When the view on potential acquisition targets is created, one can generate an overall roadmap based on potential structural options. This allows the buyer to build scenarios on how the sequence and targets of bolt-on acquisitions can vary to best suit the company’s targets. In addition, this allows following up the identified targets, and approaching them in a systematic way when the time is right. The program based approach leaves more time for strategic consideration, and planning of alternative scenarios than exploring mere individual opportunities. If cases are assessed individually on ad-hoc basis, the strategic focus may be lost and the acquirer may end-up paying too much as the target evaluation is done in a hurry. Often, when additional options are not in sight, the management is struck with deal fever causing it to overlook important aspects and drive blindly towards the acquisition.

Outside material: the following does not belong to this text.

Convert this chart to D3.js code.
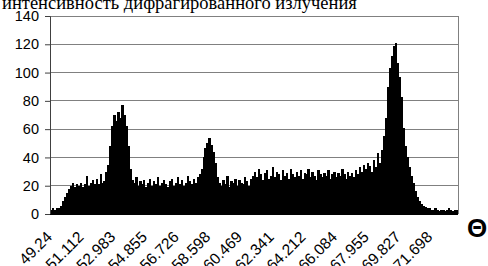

The execution of an M&A program requires competence in pre-deal and post-deal M&A which may not exist in a company that has done business building primarily by organic means. Some companies have built ”M&A factory” units to professionally manage the M&A process. This type of in-house competence should be considered especially when a series of bolt-on acquisitions is planned. Finally, while bolt-ons are relatively small, one should not overlook the importance of a well planned and executed post merger integration (PMI). To ensure a successful integration, the integration process should begin already before the actual deal is closed.